TASK DETAILS: Write the material out again in full, word for word. Do not include the pictures.

**********

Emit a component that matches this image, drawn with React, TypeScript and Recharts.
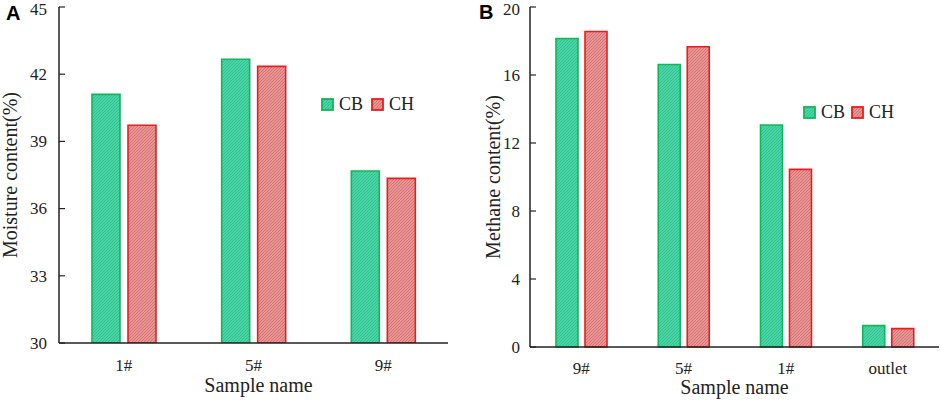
import React from "react";
import { BarChart, Bar, XAxis, YAxis, Legend, Label } from "recharts";

// ---- Data ----
const moistureCategories = ["1#", "5#", "9#"];
const moistureCB = [41.1, 42.67, 37.68];
const moistureCH = [39.72, 42.35, 37.35];
const moistureTicks = [30, 33, 36, 39, 42, 45];

const methaneCategories = ["9#", "5#", "1#", "outlet"];
const methaneCB = [18.15, 16.62, 13.06, 1.26];
const methaneCH = [18.56, 17.66, 10.45, 1.08];
const methaneTicks = [0, 4, 8, 12, 16, 20];

const seriesNames = ["CB", "CH"];

const moistureData = moistureCategories.map((name, i) => ({
  name,
  CB: moistureCB[i],
  CH: moistureCH[i],
}));
const methaneData = methaneCategories.map((name, i) => ({
  name,
  CB: methaneCB[i],
  CH: methaneCH[i],
}));

// ---- Styles ----
const SERIF = "Liberation Serif, Times New Roman, serif";
const SANS = "Liberation Sans, Arial, sans-serif";
const AXIS = "#222";
const STROKES: Record<string, string> = { CB: "#10b65a", CH: "#ec1c1c" };
const FILLS: Record<string, string> = { CB: "url(#patCB)", CH: "url(#patCH)" };

const Patterns = () => (
  <defs>
    <pattern id="patCB" width="3" height="3" patternUnits="userSpaceOnUse">
      <rect width="3" height="3" fill="#4cd3a5" />
      <path d="M0,3 L3,0 M-1,1 L1,-1 M2,4 L4,2" stroke="#27bf8a" strokeWidth="0.8" />
    </pattern>
    <pattern id="patCH" width="3" height="3" patternUnits="userSpaceOnUse">
      <rect width="3" height="3" fill="#e79494" />
      <path d="M0,3 L3,0 M-1,1 L1,-1 M2,4 L4,2" stroke="#d26c6c" strokeWidth="0.8" />
    </pattern>
  </defs>
);

const makeLegend = (gapText: number, gapItem: number) => () => (
  <div
    style={{
      display: "flex",
      alignItems: "center",
      fontFamily: SERIF,
      fontSize: 18,
      color: "#222",
      lineHeight: "18px",
      whiteSpace: "nowrap",
    }}
  >
    {seriesNames.map((n, i) => (
      <div
        key={n}
        style={{ display: "flex", alignItems: "center", marginLeft: i === 0 ? 0 : gapItem }}
      >
        <svg width={13} height={13} style={{ display: "block" }}>
          <rect x={1} y={1} width={11} height={11} fill={FILLS[n]} stroke={STROKES[n]} strokeWidth={1.8} />
        </svg>
        <span style={{ marginLeft: gapText }}>{n}</span>
      </div>
    ))}
  </div>
);

const YTick = (props: any) => {
  const { x, y, payload } = props;
  return (
    <text x={x} y={y} dy="0.34em" textAnchor="end" fontFamily={SERIF} fontSize={17} fill="#222">
      {payload.value}
    </text>
  );
};

const XTick = (props: any) => {
  const { x, y, payload } = props;
  return (
    <text x={x} y={y} dy="0.7em" textAnchor="middle" fontFamily={SERIF} fontSize={17} fill="#222">
      {payload.value}
    </text>
  );
};

const YTitle = (text: string, cx: number) => (props: any) => {
  const vb = props.viewBox || {};
  const x = vb.x + cx;
  const y = vb.y + vb.height / 2;
  return (
    <text
      x={x}
      y={y}
      dy="0.355em"
      textAnchor="middle"
      transform={`rotate(-90, ${x}, ${y})`}
      fontFamily={SERIF}
      fontSize={20}
      fill="#222"
    >
      {text}
    </text>
  );
};

const XTitle = (text: string, fromBottom: number, dx: number) => (props: any) => {
  const vb = props.viewBox || {};
  const x = vb.x + vb.width / 2 + dx;
  const y = vb.y + vb.height - fromBottom;
  return (
    <text x={x} y={y} textAnchor="middle" fontFamily={SERIF} fontSize={20} fill="#222">
      {text}
    </text>
  );
};

export default function App() {
  return (
    <div
      style={{
        position: "absolute",
        left: 0,
        top: 0,
        width: 941,
        height: 401,
        background: "#fff",
        overflow: "hidden",
      }}
    >
      <div style={{ position: "absolute", left: 6, top: 3, fontFamily: SANS, fontWeight: 700, fontSize: 20, lineHeight: "20px" }}>
        A
      </div>
      <div style={{ position: "absolute", left: 479, top: 2, fontFamily: SANS, fontWeight: 700, fontSize: 20, lineHeight: "20px" }}>
        B
      </div>

      {/* Panel A */}
      <div style={{ position: "absolute", left: 0, top: 0 }}>
        <BarChart
          width={470}
          height={401}
          data={moistureData}
          margin={{ top: 7, right: 22, left: 0, bottom: 0 }}
          barSize={28}
          barGap={8}
        >
          <Patterns />
          <XAxis
            dataKey="name"
            height={58}
            tickLine={false}
            tickSize={0}
            tickMargin={16}
            tick={<XTick />}
            axisLine={{ stroke: AXIS, strokeWidth: 1.5 }}
          >
            <Label content={XTitle("Sample name", 9, 5)} />
          </XAxis>
          <XAxis xAxisId="top" dataKey="name" orientation="top" height={0} tick={false} tickLine={false} axisLine={{ stroke: AXIS, strokeWidth: 1.5 }} />
          <YAxis
            width={59}
            domain={[30, 45]}
            ticks={moistureTicks}
            tickSize={-6}
            tickMargin={18}
            tick={<YTick />}
            tickLine={{ stroke: AXIS, strokeWidth: 1.2 }}
            axisLine={{ stroke: AXIS, strokeWidth: 1.5 }}
            allowDataOverflow
          >
            <Label content={YTitle("Moisture content(%)", 10)} />
          </YAxis>
          <YAxis yAxisId="right" orientation="right" width={0} domain={[30, 45]} tick={false} tickLine={false} axisLine={{ stroke: AXIS, strokeWidth: 1.5 }} />
          <Legend
            verticalAlign="middle"
            align="center"
            content={makeLegend(5, 8)}
            wrapperStyle={{ position: "absolute", left: 321, top: 95, width: "auto", height: "auto" }}
          />
          {seriesNames.map((n) => (
            <Bar key={n} dataKey={n} fill={FILLS[n]} stroke={STROKES[n]} strokeWidth={1.6} isAnimationActive={false} />
          ))}
        </BarChart>
      </div>

      {/* Panel B */}
      <div style={{ position: "absolute", left: 470, top: 0 }}>
        <BarChart
          width={471}
          height={401}
          data={methaneData}
          margin={{ top: 7, right: 2, left: 0, bottom: 0 }}
          barSize={22}
          barGap={7}
        >
          <XAxis
            dataKey="name"
            height={54}
            tickLine={false}
            tickSize={0}
            tickMargin={15}
            tick={<XTick />}
            axisLine={{ stroke: AXIS, strokeWidth: 1.5 }}
          >
            <Label content={XTitle("Sample name", 7, 0)} />
          </XAxis>
          <XAxis xAxisId="top" dataKey="name" orientation="top" height={0} tick={false} tickLine={false} axisLine={{ stroke: AXIS, strokeWidth: 1.5 }} />
          <YAxis
            width={60}
            domain={[0, 20]}
            ticks={methaneTicks}
            tickSize={-6}
            tickMargin={16}
            tick={<YTick />}
            tickLine={{ stroke: AXIS, strokeWidth: 1.2 }}
            axisLine={{ stroke: AXIS, strokeWidth: 1.5 }}
          >
            <Label content={YTitle("Methane content(%)", 23)} />
          </YAxis>
          <YAxis yAxisId="right" orientation="right" width={0} domain={[0, 20]} tick={false} tickLine={false} axisLine={{ stroke: AXIS, strokeWidth: 1.5 }} />
          <Legend
            verticalAlign="middle"
            align="center"
            content={makeLegend(5, 6)}
            wrapperStyle={{ position: "absolute", left: 333, top: 103, width: "auto", height: "auto" }}
          />
          {seriesNames.map((n) => (
            <Bar key={n} dataKey={n} fill={FILLS[n]} stroke={STROKES[n]} strokeWidth={1.6} isAnimationActive={false} />
          ))}
        </BarChart>
      </div>
    </div>
  );
}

**********

ANSWER IN FULL:
Emit a component that matches this image, drawn with React, TypeScript and Recharts.
import React from "react";
import { BarChart, Bar, XAxis, YAxis, Legend, Label } from "recharts";

// ---- Data ----
const moistureCategories = ["1#", "5#", "9#"];
const moistureCB = [41.1, 42.67, 37.68];
const moistureCH = [39.72, 42.35, 37.35];
const moistureTicks = [30, 33, 36, 39, 42, 45];

const methaneCategories = ["9#", "5#", "1#", "outlet"];
const methaneCB = [18.15, 16.62, 13.06, 1.26];
const methaneCH = [18.56, 17.66, 10.45, 1.08];
const methaneTicks = [0, 4, 8, 12, 16, 20];

const seriesNames = ["CB", "CH"];

const moistureData = moistureCategories.map((name, i) => ({
  name,
  CB: moistureCB[i],
  CH: moistureCH[i],
}));
const methaneData = methaneCategories.map((name, i) => ({
  name,
  CB: methaneCB[i],
  CH: methaneCH[i],
}));

// ---- Styles ----
const SERIF = "Liberation Serif, Times New Roman, serif";
const SANS = "Liberation Sans, Arial, sans-serif";
const AXIS = "#222";
const STROKES: Record<string, string> = { CB: "#10b65a", CH: "#ec1c1c" };
const FILLS: Record<string, string> = { CB: "url(#patCB)", CH: "url(#patCH)" };

const Patterns = () => (
  <defs>
    <pattern id="patCB" width="3" height="3" patternUnits="userSpaceOnUse">
      <rect width="3" height="3" fill="#4cd3a5" />
      <path d="M0,3 L3,0 M-1,1 L1,-1 M2,4 L4,2" stroke="#27bf8a" strokeWidth="0.8" />
    </pattern>
    <pattern id="patCH" width="3" height="3" patternUnits="userSpaceOnUse">
      <rect width="3" height="3" fill="#e79494" />
      <path d="M0,3 L3,0 M-1,1 L1,-1 M2,4 L4,2" stroke="#d26c6c" strokeWidth="0.8" />
    </pattern>
  </defs>
);

const makeLegend = (gapText: number, gapItem: number) => () => (
  <div
    style={{
      display: "flex",
      alignItems: "center",
      fontFamily: SERIF,
      fontSize: 18,
      color: "#222",
      lineHeight: "18px",
      whiteSpace: "nowrap",
    }}
  >
    {seriesNames.map((n, i) => (
      <div
        key={n}
        style={{ display: "flex", alignItems: "center", marginLeft: i === 0 ? 0 : gapItem }}
      >
        <svg width={13} height={13} style={{ display: "block" }}>
          <rect x={1} y={1} width={11} height={11} fill={FILLS[n]} stroke={STROKES[n]} strokeWidth={1.8} />
        </svg>
        <span style={{ marginLeft: gapText }}>{n}</span>
      </div>
    ))}
  </div>
);

const YTick = (props: any) => {
  const { x, y, payload } = props;
  return (
    <text x={x} y={y} dy="0.34em" textAnchor="end" fontFamily={SERIF} fontSize={17} fill="#222">
      {payload.value}
    </text>
  );
};

const XTick = (props: any) => {
  const { x, y, payload } = props;
  return (
    <text x={x} y={y} dy="0.7em" textAnchor="middle" fontFamily={SERIF} fontSize={17} fill="#222">
      {payload.value}
    </text>
  );
};

const YTitle = (text: string, cx: number) => (props: any) => {
  const vb = props.viewBox || {};
  const x = vb.x + cx;
  const y = vb.y + vb.height / 2;
  return (
    <text
      x={x}
      y={y}
      dy="0.355em"
      textAnchor="middle"
      transform={`rotate(-90, ${x}, ${y})`}
      fontFamily={SERIF}
      fontSize={20}
      fill="#222"
    >
      {text}
    </text>
  );
};

const XTitle = (text: string, fromBottom: number, dx: number) => (props: any) => {
  const vb = props.viewBox || {};
  const x = vb.x + vb.width / 2 + dx;
  const y = vb.y + vb.height - fromBottom;
  return (
    <text x={x} y={y} textAnchor="middle" fontFamily={SERIF} fontSize={20} fill="#222">
      {text}
    </text>
  );
};

export default function App() {
  return (
    <div
      style={{
        position: "absolute",
        left: 0,
        top: 0,
        width: 941,
        height: 401,
        background: "#fff",
        overflow: "hidden",
      }}
    >
      <div style={{ position: "absolute", left: 6, top: 3, fontFamily: SANS, fontWeight: 700, fontSize: 20, lineHeight: "20px" }}>
        A
      </div>
      <div style={{ position: "absolute", left: 479, top: 2, fontFamily: SANS, fontWeight: 700, fontSize: 20, lineHeight: "20px" }}>
        B
      </div>

      {/* Panel A */}
      <div style={{ position: "absolute", left: 0, top: 0 }}>
        <BarChart
          width={470}
          height={401}
          data={moistureData}
          margin={{ top: 7, right: 22, left: 0, bottom: 0 }}
          barSize={28}
          barGap={8}
        >
          <Patterns />
          <XAxis
            dataKey="name"
            height={58}
            tickLine={false}
            tickSize={0}
            tickMargin={16}
            tick={<XTick />}
            axisLine={{ stroke: AXIS, strokeWidth: 1.5 }}
          >
            <Label content={XTitle("Sample name", 9, 5)} />
          </XAxis>
          <XAxis xAxisId="top" dataKey="name" orientation="top" height={0} tick={false} tickLine={false} axisLine={{ stroke: AXIS, strokeWidth: 1.5 }} />
          <YAxis
            width={59}
            domain={[30, 45]}
            ticks={moistureTicks}
            tickSize={-6}
            tickMargin={18}
            tick={<YTick />}
            tickLine={{ stroke: AXIS, strokeWidth: 1.2 }}
            axisLine={{ stroke: AXIS, strokeWidth: 1.5 }}
            allowDataOverflow
          >
            <Label content={YTitle("Moisture content(%)", 10)} />
          </YAxis>
          <YAxis yAxisId="right" orientation="right" width={0} domain={[30, 45]} tick={false} tickLine={false} axisLine={{ stroke: AXIS, strokeWidth: 1.5 }} />
          <Legend
            verticalAlign="middle"
            align="center"
            content={makeLegend(5, 8)}
            wrapperStyle={{ position: "absolute", left: 321, top: 95, width: "auto", height: "auto" }}
          />
          {seriesNames.map((n) => (
            <Bar key={n} dataKey={n} fill={FILLS[n]} stroke={STROKES[n]} strokeWidth={1.6} isAnimationActive={false} />
          ))}
        </BarChart>
      </div>

      {/* Panel B */}
      <div style={{ position: "absolute", left: 470, top: 0 }}>
        <BarChart
          width={471}
          height={401}
          data={methaneData}
          margin={{ top: 7, right: 2, left: 0, bottom: 0 }}
          barSize={22}
          barGap={7}
        >
          <XAxis
            dataKey="name"
            height={54}
            tickLine={false}
            tickSize={0}
            tickMargin={15}
            tick={<XTick />}
            axisLine={{ stroke: AXIS, strokeWidth: 1.5 }}
          >
            <Label content={XTitle("Sample name", 7, 0)} />
          </XAxis>
          <XAxis xAxisId="top" dataKey="name" orientation="top" height={0} tick={false} tickLine={false} axisLine={{ stroke: AXIS, strokeWidth: 1.5 }} />
          <YAxis
            width={60}
            domain={[0, 20]}
            ticks={methaneTicks}
            tickSize={-6}
            tickMargin={16}
            tick={<YTick />}
            tickLine={{ stroke: AXIS, strokeWidth: 1.2 }}
            axisLine={{ stroke: AXIS, strokeWidth: 1.5 }}
          >
            <Label content={YTitle("Methane content(%)", 23)} />
          </YAxis>
          <YAxis yAxisId="right" orientation="right" width={0} domain={[0, 20]} tick={false} tickLine={false} axisLine={{ stroke: AXIS, strokeWidth: 1.5 }} />
          <Legend
            verticalAlign="middle"
            align="center"
            content={makeLegend(5, 6)}
            wrapperStyle={{ position: "absolute", left: 333, top: 103, width: "auto", height: "auto" }}
          />
          {seriesNames.map((n) => (
            <Bar key={n} dataKey={n} fill={FILLS[n]} stroke={STROKES[n]} strokeWidth={1.6} isAnimationActive={false} />
          ))}
        </BarChart>
      </div>
    </div>
  );
}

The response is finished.